Instant Software is pleased to present the vacation rental industry’s first reliable measurement of year-to-year trends.
These reports leverage Instant Software’s status as the provider of reservation software to almost half of the nation’s rental managers.
ISI statistics generate the only reports that accurately measure whether:
- Vacationers are renting more or fewer rental homes (# reservations);
- People are taking longer/shorter vacations (average length of stay); and
- Travelers are paying more/less for a home (average daily rate):
Why You Can Rely on Instant Software Research Reports
Vacation rental home trends are difficult to measure because the industry is fragmented and varies widely from one geographic area to another. While other industry statistics have been published, those are based on small samples and/or focus on just some of the nation’s vacation destinations.

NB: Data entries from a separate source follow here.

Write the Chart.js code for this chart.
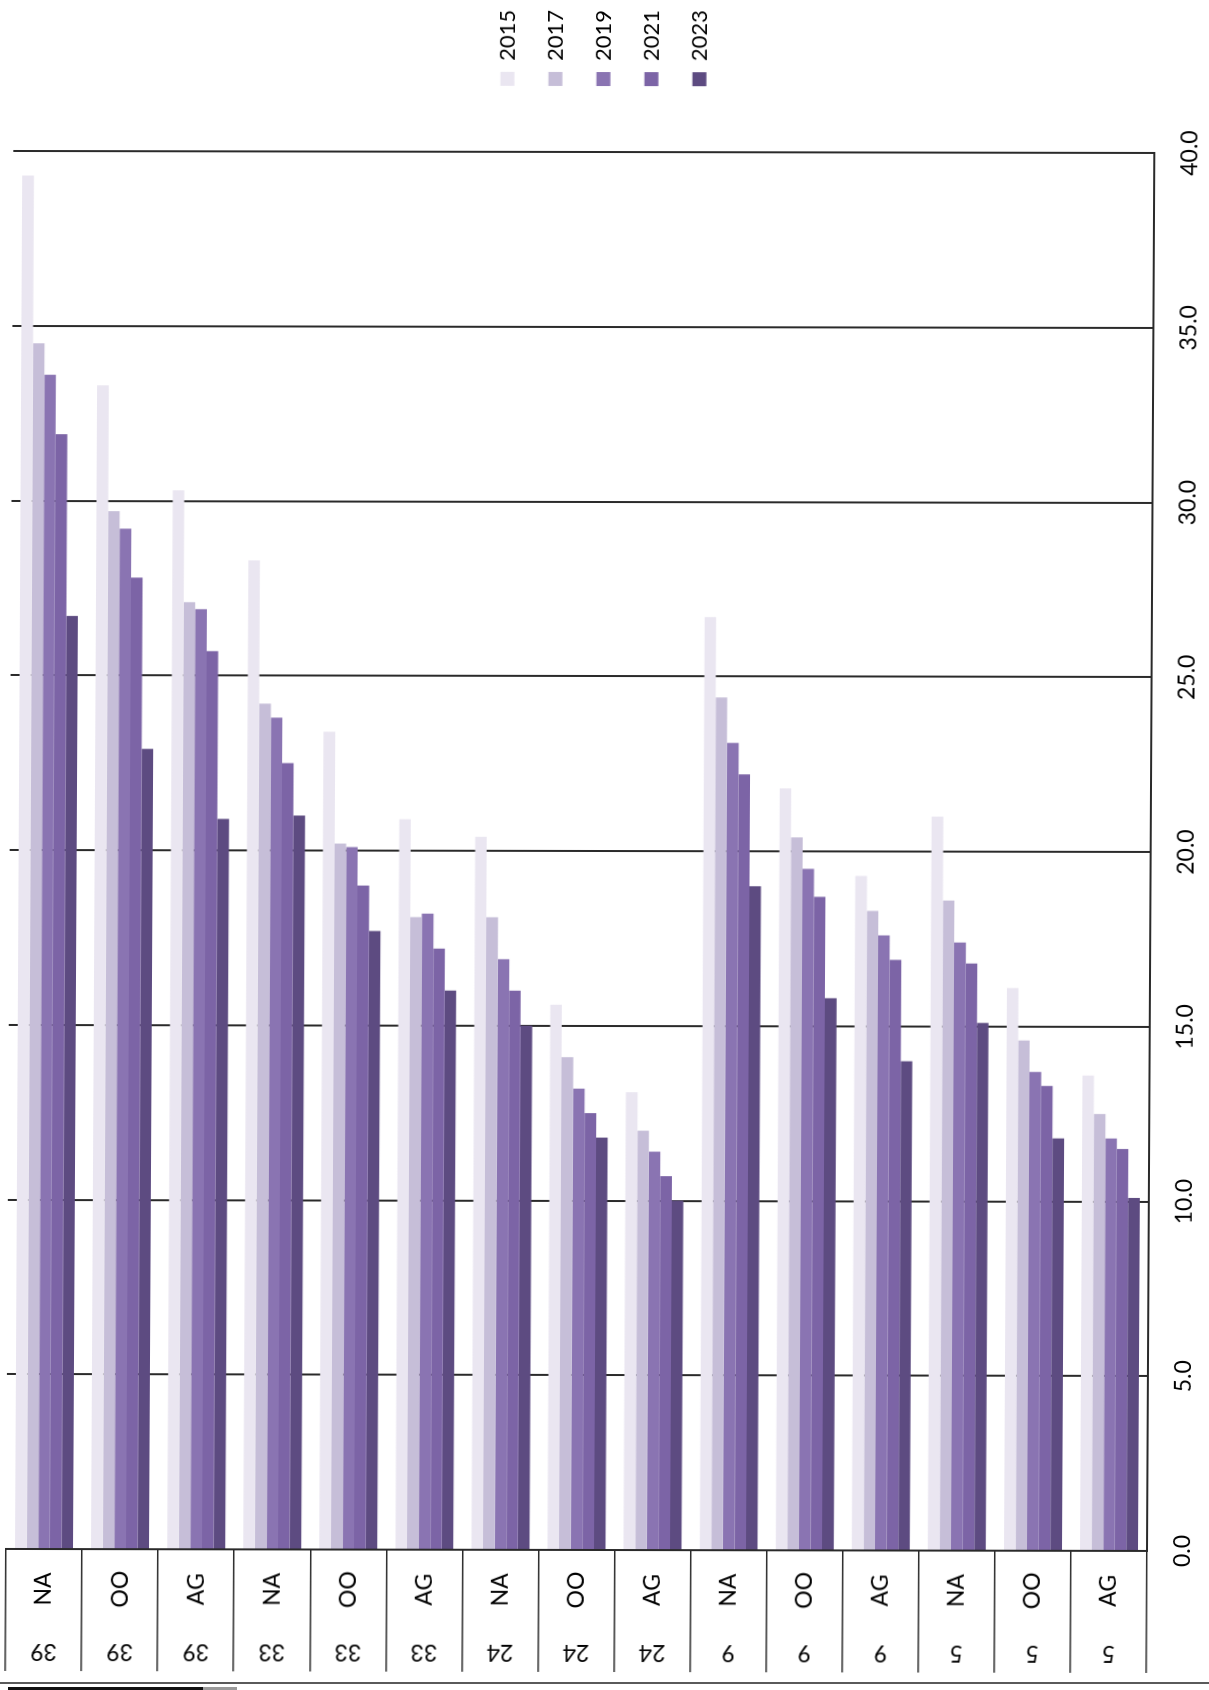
<!DOCTYPE html>
<html>
<head>
<meta charset="utf-8">
<title>Bar chart by group and year</title>
<script src="https://cdn.jsdelivr.net/npm/chart.js@4.4.1/dist/chart.umd.min.js"></script>
<style>
  html, body { margin: 0; padding: 0; background: #ffffff; }
  body { width: 1209px; height: 1690px; position: relative; overflow: hidden; }
  /* printed sheet sits very slightly askew on the page */
  #sheet {
    position: absolute; left: 0; top: 0; width: 1209px; height: 1690px;
    transform-origin: 600px 1550px;
    transform: rotate(0.1deg) skewX(-0.2deg);
  }
  /* the chart is laid out landscape and turned a quarter turn to sit on the portrait page */
  #turn {
    position: absolute; left: 0; top: 0;
    width: 1690px; height: 1209px;
    transform-origin: 0 0;
    transform: translate(0, 1690px) rotate(-90deg);
  }
  #page-edge { position: absolute; left: 0; top: 1682px; width: 1209px; height: 2px; background: #5a5a5a; }
  #edge-shadow { position: absolute; left: 8px; top: 1687px; width: 195px; height: 3px; background: #111111; }
  #edge-shadow2 { position: absolute; left: 203px; top: 1687px; width: 34px; height: 3px; background: #9a9a9a; }
</style>
</head>
<body>
<div id="sheet">
  <div id="turn"><canvas id="chart" width="1690" height="1209"></canvas></div>
</div>
<div id="page-edge"></div>
<div id="edge-shadow"></div>
<div id="edge-shadow2"></div>
<script>
// category labels: inner level and outer level
const innerLabels = ['NA', 'OO', 'AG', 'NA', 'OO', 'AG', 'NA', 'OO', 'AG', 'NA', 'OO', 'AG', 'NA', 'OO', 'AG'];
const outerLabels = ['39', '39', '39', '33', '33', '33', '24', '24', '24', '9', '9', '9', '5', '5', '5'];

// series, one per year
const years = ['2015', '2017', '2019', '2021', '2023'];
const values2015 = [39.3, 33.3, 30.3, 28.3, 23.4, 20.9, 20.4, 15.6, 13.1, 26.7, 21.8, 19.3, 21.0, 16.1, 13.6];
const values2017 = [34.5, 29.7, 27.1, 24.2, 20.2, 18.1, 18.1, 14.1, 12.0, 24.4, 20.4, 18.3, 18.6, 14.6, 12.5];
const values2019 = [33.6, 29.2, 26.9, 23.8, 20.1, 18.2, 16.9, 13.2, 11.4, 23.1, 19.5, 17.6, 17.4, 13.7, 11.8];
const values2021 = [31.9, 27.8, 25.7, 22.5, 19.0, 17.2, 16.0, 12.5, 10.7, 22.2, 18.7, 16.9, 16.8, 13.3, 11.5];
const values2023 = [26.7, 22.9, 20.9, 21.0, 17.7, 16.0, 15.0, 11.8, 10.0, 19.0, 15.8, 14.0, 15.1, 11.8, 10.1];

// value axis
const axisMin = 0;
const axisMax = 40;
const axisStep = 5;

const seriesValues = [values2015, values2017, values2019, values2021, values2023];
const seriesColors = ['#EAE6F1', '#C6BED8', '#8A74B2', '#7C64A6', '#5D4B81'];

const FONT = 'Lato';
const TEXT = '#000000';
const LINE = '#2a2a2a';

// writes the two-level category labels beside the category axis
const categoryTable = {
  id: 'categoryTable',
  afterDraw(chart) {
    const ctx = chart.ctx;
    const ys = chart.scales.y;
    const innerX = ys.right - 40;
    const outerX = ys.right - 102;
    ctx.save();
    ctx.fillStyle = TEXT;
    ctx.font = '23px ' + FONT;
    ctx.textAlign = 'center';
    ctx.textBaseline = 'middle';
    innerLabels.forEach((label, i) => {
      const y = ys.getPixelForValue(i);
      ctx.fillText(label, innerX, y);
      ctx.save();
      ctx.translate(outerX, y);
      ctx.rotate(-Math.PI / 2);
      ctx.fillText(outerLabels[i], 0, 0);
      ctx.restore();
    });
    ctx.restore();
  }
};

new Chart(document.getElementById('chart').getContext('2d'), {
  type: 'bar',
  data: {
    labels: innerLabels.map((t, i) => t + ' ' + outerLabels[i]),
    datasets: years.map((year, k) => ({
      label: year,
      data: seriesValues[k],
      backgroundColor: seriesColors[k],
      borderWidth: 0,
      categoryPercentage: 0.762,
      barPercentage: 1.0
    }))
  },
  options: {
    indexAxis: 'y',
    responsive: false,
    animation: false,
    devicePixelRatio: 1,
    layout: { padding: { top: 6, left: 0, right: 0, bottom: 0 } },
    plugins: {
      legend: {
        position: 'right',
        fullSize: false,
        // empty heading only reserves room above the legend entries
        title: { display: true, text: '', padding: 0, font: { size: 32, family: FONT } },
        labels: {
          boxWidth: 14,
          boxHeight: 14,
          padding: 26,
          color: TEXT,
          font: { size: 22, family: FONT }
        }
      },
      tooltip: { enabled: false }
    },
    scales: {
      x: {
        position: 'bottom',
        min: axisMin,
        max: axisMax,
        ticks: {
          stepSize: axisStep,
          callback: v => Number(v).toFixed(1),
          padding: 22,
          color: TEXT,
          font: { size: 23, family: FONT }
        },
        grid: { color: LINE, lineWidth: 2, drawTicks: false },
        border: { display: true, color: LINE, width: 2 },
        afterFit: s => { s.height = 62; }
      },
      y: {
        position: 'left',
        ticks: { display: false },
        grid: { offset: true, drawOnChartArea: false, drawTicks: true, tickLength: 122, color: LINE, lineWidth: 1.5 },
        border: { display: true, color: LINE, width: 2 },
        afterFit: s => { s.width = 140; }
      },
      gap: {
        type: 'linear',
        position: 'right',
        display: true,
        grid: { display: false },
        border: { display: false },
        ticks: { display: false },
        afterFit: s => { s.width = 40; }
      }
    }
  },
  plugins: [categoryTable]
});
</script>
</body>
</html>
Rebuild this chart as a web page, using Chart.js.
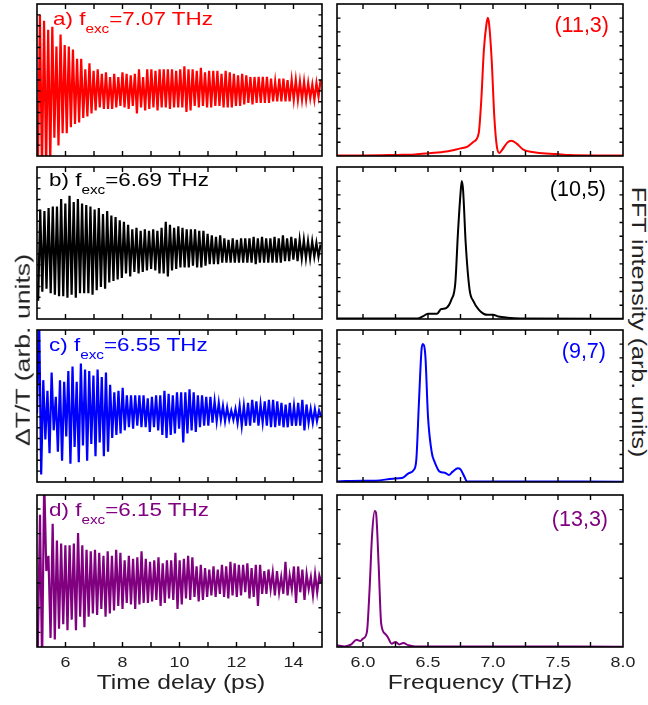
<!DOCTYPE html>
<html>
<head>
<meta charset="utf-8">
<title>Time-domain traces and FFT spectra</title>
<script src="https://cdn.jsdelivr.net/npm/chart.js@4.4.1/dist/chart.umd.min.js"></script>
<style>
  html, body { margin: 0; padding: 0; background: #fff; }
  #fig { position: relative; width: 648px; height: 705px; overflow: hidden; font-family: "Liberation Sans", Arial, sans-serif; }
  #fig canvas { position: absolute; }
  .txt { position: absolute; white-space: nowrap; line-height: 1; transform-origin: 0 0; }
  .sub { font-size: 13px; vertical-align: -7.5px; }
</style>
</head>
<body>
<div id="fig"></div>
<script>
// ---- data (y in % of panel height) ----
const timeRange = [5, 15];
const freqRange = [5.8, 8.0];
const timeTicks = [6, 7, 8, 9, 10, 11, 12, 13, 14];
const timeTickLabels = ['6', '8', '10', '12', '14'];
const freqTicks = [6.0, 6.25, 6.5, 6.75, 7.0, 7.25, 7.5, 7.75];
const freqTickLabels = ['6.0', '6.5', '7.0', '7.5', '8.0'];

const panelNames = ['a)', 'b)', 'c)', 'd)'];
const excFreqs = ['7.07', '6.69', '6.55', '6.15'];
const chiralities = ['(11,3)', '(10,5)', '(9,7)', '(13,3)'];

// time traces: first/last extremum time (ps), then alternating troughs / peaks
const spanA = [5.03, 14.95];
const troughsA = [-10, -10, -8, -5, 12, 7, 15, 15, 19, 21, 22, 25, 26, 28, 30, 32, 31, 31, 31, 32,
  33, 32, 31, 33, 28, 32, 30, 31, 32, 30, 32, 32, 31, 32, 32, 32, 29, 30, 33, 32,
  33, 32, 32, 33, 33, 32, 32, 32, 33, 33, 34, 35, 34, 35, 35, 35, 35, 36, 36, 36,
  36, 36, 37, 37, 37, 37, 38, 37, 39];
const peaksA = [93, 89, 83, 85, 72, 80, 73, 72, 70, 64, 64, 57, 61, 56, 57, 54, 55, 52, 54, 52,
  55, 54, 53, 54, 57, 52, 57, 57, 56, 57, 57, 57, 57, 56, 57, 59, 57, 57, 56, 58,
  55, 56, 56, 56, 54, 56, 55, 54, 53, 54, 53, 52, 52, 52, 52, 52, 51, 49, 51, 51,
  50, 50, 50, 49, 49, 48, 47, 48, 50];

const spanB = [5.04, 14.95];
const troughsB = [12, 18, 20, 17, 16, 15, 15, 14, 16, 14, 17, 17, 17, 16, 19, 21, 20, 24, 25, 26,
  27, 30, 28, 31, 30, 31, 32, 33, 32, 30, 30, 28, 32, 33, 34, 34, 34, 35, 34, 34,
  35, 36, 36, 36, 37, 37, 37, 37, 37, 37, 37, 37, 36, 37, 37, 37, 37, 37, 37, 38,
  38, 39, 38, 40, 40, 40, 41, 41];
const peaksB = [72, 71, 73, 74, 74, 79, 76, 81, 77, 79, 76, 75, 74, 72, 73, 69, 71, 68, 67, 65,
  64, 62, 59, 60, 58, 59, 58, 59, 58, 60, 64, 62, 60, 61, 60, 59, 59, 59, 58, 58,
  56, 55, 54, 55, 53, 52, 53, 52, 53, 53, 53, 54, 53, 54, 53, 53, 54, 53, 55, 53,
  54, 53, 52, 52, 51, 51, 50, 49];

const spanC = [5.0, 14.97];
const troughsC = [45, 5, 28, 19, 34, 20, 14, 30, 12, 23, 13, 24, 14, 25, 17, 26, 17, 20, 29, 31, 32,
  34, 36, 35, 37, 36, 36, 33, 36, 34, 31, 29, 31, 32, 35, 26, 32, 34, 33, 36, 37,
  37, 39, 40, 41, 40, 41, 41, 39, 37, 37, 37, 39, 37, 39, 37, 36, 36, 37, 36, 36,
  37, 37, 37, 34, 39, 39, 40, 43];
const peaksC = [110, 67, 60, 72, 56, 67, 66, 73, 76, 66, 78, 74, 73, 70, 74, 69, 72, 64, 59, 60,
  62, 57, 57, 57, 57, 57, 55, 56, 57, 57, 60, 58, 57, 59, 59, 59, 61, 59, 57, 57,
  56, 56, 53, 52, 50, 49, 47, 48, 50, 50, 52, 54, 53, 51, 53, 54, 54, 53, 52, 51,
  52, 50, 52, 54, 51, 48, 48, 47];

const spanD = [5.03, 14.98];
const troughsD = [0, -10, 50, 6, 5, 12, 15, 11, 18, 11, 20, 13, 20, 22, 21, 25, 20, 22, 24, 27,
  25, 29, 28, 25, 28, 29, 29, 30, 31, 27, 29, 32, 31, 25, 28, 32, 31, 33, 30, 31,
  33, 34, 33, 35, 33, 32, 34, 33, 34, 36, 32, 33, 27, 35, 35, 38, 34, 36, 35, 34,
  38, 29, 36, 31, 38, 34, 36, 42];
const peaksD = [87, 110, 60, 81, 70, 68, 67, 67, 68, 75, 67, 64, 63, 64, 62, 60, 63, 60, 64, 62,
  57, 60, 58, 59, 63, 58, 56, 57, 59, 55, 57, 57, 62, 57, 58, 60, 59, 53, 54, 52,
  51, 53, 51, 54, 53, 56, 55, 54, 54, 55, 52, 54, 54, 50, 51, 49, 50, 46, 56, 47,
  53, 53, 51, 48, 46, 48, 47];

// FFT spectra
const fftFreqA = [5.8, 6.0, 6.2, 6.3, 6.4, 6.51, 6.64, 6.75, 6.8, 6.85, 6.89, 6.91, 6.93, 6.95, 6.96,
  6.97, 6.99, 7.01, 7.03, 7.05, 7.07, 7.11, 7.14, 7.18, 7.23, 7.34, 7.49, 7.59, 7.8, 8.0];
const fftA = [0.4, 0.4, 0.6, 0.8, 1, 1.8, 2.9, 5, 6, 9.4, 15, 37, 70, 87, 91,
  87, 63, 26, 6, 2, 4, 8.8, 10, 8.3, 4.4, 2.2, 1.3, 0.6, 0.4, 0.4];

const fftFreqB = [5.8, 6.42, 6.46, 6.5, 6.57, 6.6, 6.64, 6.68, 6.71, 6.73, 6.75, 6.76, 6.77, 6.79,
  6.82, 6.85, 6.89, 6.93, 6.96, 7.0, 7.04, 7.11, 7.21, 8.0];
const fftB = [0.3, 0.3, 1.7, 3.5, 3.5, 6.5, 7.2, 12.7, 23.6, 56, 82.5, 90.8, 84.7, 49.8,
  19.2, 11.6, 6.1, 3.3, 2.8, 2.8, 1.7, 0.9, 0.4, 0.2];

const fftFreqC = [5.8, 6.0, 6.1, 6.23, 6.3, 6.35, 6.39, 6.41, 6.43, 6.45, 6.46, 6.48, 6.5, 6.53,
  6.55, 6.59, 6.63, 6.66, 6.69, 6.73, 6.75, 6.78, 6.8, 7.03, 8.0];
const fftC = [0.4, 0.9, 0.9, 2.2, 2.6, 5.7, 7.9, 14.5, 51.8, 86.8, 90.8, 82.5, 43, 18.9,
  13.4, 6.8, 6.1, 4.6, 6.8, 9, 8.3, 3.5, 0.4, 0.4, 0.2];

const fftFreqD = [5.8, 5.86, 5.91, 5.95, 5.98, 6.0, 6.03, 6.05, 6.07, 6.09, 6.1, 6.12, 6.14, 6.17,
  6.19, 6.22, 6.25, 6.28, 6.31, 6.35, 6.4, 7.0, 8.0];
const fftD = [1.1, 0.4, 1.7, 4.8, 3.9, 5.5, 9.8, 37, 74, 89.5, 88.4, 54.6, 15.3, 8.7,
  6.6, 2.2, 3.3, 1.7, 2.6, 1.1, 0.4, 0.4, 0.2];

// ---- layout / style ----
const colors = ['#ff0000', '#000000', '#0000ff', '#800080'];
const rowTops = [4, 167, 330, 495];
const panelH = 152;
const leftCol = { left: 37, width: 285 };
const rightCol = { left: 337, width: 286 };
const labelX = [53, 48.5, 49, 48.5];
const labelBase = [21, 19.5, 21.5, 21];
const chiralRight = [609, 606, 606, 608];
const chiralBase = [29.3, 30, 29, 31.7];
const yTickSets = [
  { left: [100 / 14, 100 / 14, 13], right: [9.07, 9.07, 10] },
  { left: [100 / 14, 100 / 14, 13], right: [9.07, 9.07, 10] },
  { left: [100 / 14, 100 / 14, 13], right: [9.07, 9.07, 10] },
  { left: [9.6, 16.24, 6], right: [22.6, 22.6, 4] }
];

const fig = document.getElementById('fig');

function tickList([start, step, n]) {
  const out = [];
  for (let i = 0; i < n; i++) out.push(start + i * step);
  return out;
}

function zigzag(span, troughs, peaks) {
  const vals = [];
  for (let i = 0; i < Math.max(troughs.length, peaks.length); i++) {
    if (i < troughs.length) vals.push(troughs[i]);
    if (i < peaks.length) vals.push(peaks[i]);
  }
  const dt = (span[1] - span[0]) / (vals.length - 1);
  return vals.map((v, i) => ({ x: span[0] + i * dt, y: v }));
}

function pairs(xs, ys) {
  return xs.map((x, i) => ({ x, y: ys[i] }));
}

// border, inward ticks on all four sides, tick labels on the bottom row
const framePlugin = {
  id: 'frame',
  afterDraw(chart, args, opts) {
    const { ctx, chartArea: a, scales: { x, y } } = chart;
    ctx.save();
    ctx.strokeStyle = '#000';
    ctx.lineWidth = 1.6;
    ctx.strokeRect(a.left, a.top, a.right - a.left, a.bottom - a.top);
    ctx.lineWidth = 1.4;
    ctx.beginPath();
    opts.xTicks.forEach(v => {
      const px = x.getPixelForValue(v);
      ctx.moveTo(px, a.bottom); ctx.lineTo(px, a.bottom - 5);
      ctx.moveTo(px, a.top); ctx.lineTo(px, a.top + 5);
    });
    opts.yTicks.forEach(v => {
      const py = y.getPixelForValue(v);
      ctx.moveTo(a.left, py); ctx.lineTo(a.left + 3.5, py);
      ctx.moveTo(a.right, py); ctx.lineTo(a.right - 3.5, py);
    });
    ctx.stroke();
    if (opts.xLabels) {
      ctx.fillStyle = '#222';
      ctx.font = '15.5px "Liberation Sans", Arial, sans-serif';
      ctx.textAlign = 'center';
      ctx.textBaseline = 'alphabetic';
      opts.xLabels.forEach(t => {
        ctx.save();
        ctx.translate(x.getPixelForValue(parseFloat(t)), a.bottom + 19.7);
        ctx.scale(1.15, 1);
        ctx.fillText(t, 0, 0);
        ctx.restore();
      });
    }
    ctx.restore();
  }
};

function addPanel(col, top, bottomRow, xRange, xTicks, xLabels, yTicks, points, color, smooth) {
  const pad = 4;
  const padBottom = bottomRow ? 28 : pad;
  const padRight = bottomRow ? 20 : pad;
  const cv = document.createElement('canvas');
  cv.width = col.width + pad + padRight;
  cv.height = panelH + pad + padBottom;
  cv.style.left = (col.left - pad) + 'px';
  cv.style.top = (top - pad) + 'px';
  fig.appendChild(cv);
  new Chart(cv, {
    type: 'line',
    data: {
      datasets: [{
        data: points,
        borderColor: color,
        borderWidth: smooth ? 2 : 2.2,
        pointRadius: 0,
        tension: 0,
        cubicInterpolationMode: smooth ? 'monotone' : 'default',
        clip: 0
      }]
    },
    options: {
      responsive: false,
      animation: false,
      devicePixelRatio: 1,
      events: [],
      layout: { padding: { left: pad, right: padRight, top: pad, bottom: padBottom } },
      scales: {
        x: { type: 'linear', min: xRange[0], max: xRange[1], display: false },
        y: { min: 0, max: 100, display: false }
      },
      plugins: {
        legend: { display: false },
        tooltip: { enabled: false },
        frame: { xTicks, yTicks, xLabels: bottomRow ? xLabels : null }
      }
    },
    plugins: [framePlugin]
  });
}

function addText(html, css) {
  const d = document.createElement('div');
  d.className = 'txt';
  d.innerHTML = html;
  Object.assign(d.style, css);
  fig.appendChild(d);
  return d;
}

const traces = [
  zigzag(spanA, troughsA, peaksA),
  zigzag(spanB, troughsB, peaksB),
  zigzag(spanC, troughsC, peaksC),
  zigzag(spanD, troughsD, peaksD)
];
const spectra = [
  pairs(fftFreqA, fftA),
  pairs(fftFreqB, fftB),
  pairs(fftFreqC, fftC),
  pairs(fftFreqD, fftD)
];

rowTops.forEach((top, i) => {
  const last = i === rowTops.length - 1;
  addPanel(leftCol, top, last, timeRange, timeTicks, timeTickLabels,
    tickList(yTickSets[i].left), traces[i], colors[i], false);
  addPanel(rightCol, top, last, freqRange, freqTicks, freqTickLabels,
    tickList(yTickSets[i].right), spectra[i], colors[i], true);

  addText(`${panelNames[i]} f<span class="sub">exc</span>=${excFreqs[i]} THz`, {
    left: labelX[i] + 'px', top: (top + labelBase[i] - 16.1) + 'px',
    fontSize: '19px', color: colors[i], transform: 'scaleX(1.18)'
  });
  addText(chiralities[i], {
    right: (648 - chiralRight[i]) + 'px', top: (top + chiralBase[i] - 18.2) + 'px',
    fontSize: '21.5px', color: colors[i]
  });
});

// axis titles
addText('Time delay (ps)', {
  left: '181px', top: '672.2px', fontSize: '20.5px', color: '#222',
  transform: 'scaleX(1.2) translateX(-50%)'
});
addText('Frequency (THz)', {
  left: '480px', top: '672.2px', fontSize: '20.5px', color: '#222',
  transform: 'scaleX(1.2) translateX(-50%)'
});
addText('ΔT/T (arb. units)', {
  left: '22.5px', top: '350px', fontSize: '20.5px', color: '#222',
  transformOrigin: '50% 50%', transform: 'translate(-50%,-50%) rotate(-90deg) scaleX(1.3)'
});
addText('FFT intensity (arb. units)', {
  left: '638.5px', top: '322px', fontSize: '20px', color: '#222',
  transformOrigin: '50% 50%', transform: 'translate(-50%,-50%) rotate(90deg) scaleX(1.25)'
});
</script>
</body>
</html>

Instant Software’s database embraces all major vacation destinations and is deep enough to maintain reliability after culling out data that commonly distorts specific reports, e.g.
- New clients who do not contribute data over the full term of the reporting period;
- Companies that combine short-term and long-term (residential) rentals;
- Data from clients switching software that omits or changes booking dates;
ISI’s data is sufficiently deep to allow us to measure vacation rentals on two dimensions:
Overall volume: in the aggregate our clients manage the core of the nation’s vacation rental homes. Changes in total bookings, total revenue and total nights stayed are representative of the industry.
“Veteran” Homeowner Perspective: the vacation rental industry is unique in that the inventory is owned by individuals who can move it to another manager or try rent-by-owner when they are unhappy. When the economy was healthy, it was common for management company numbers to be up in double digits (from new growth) while their “veteran” homeowners experienced losses.
Instant Resource Center’s database is deep enough that we can isolate the experience of “Vet” homes who have been in rental programs during the years being compared. This provides a true measure of how managers’ bread-and-butter homeowners (investors) are faring.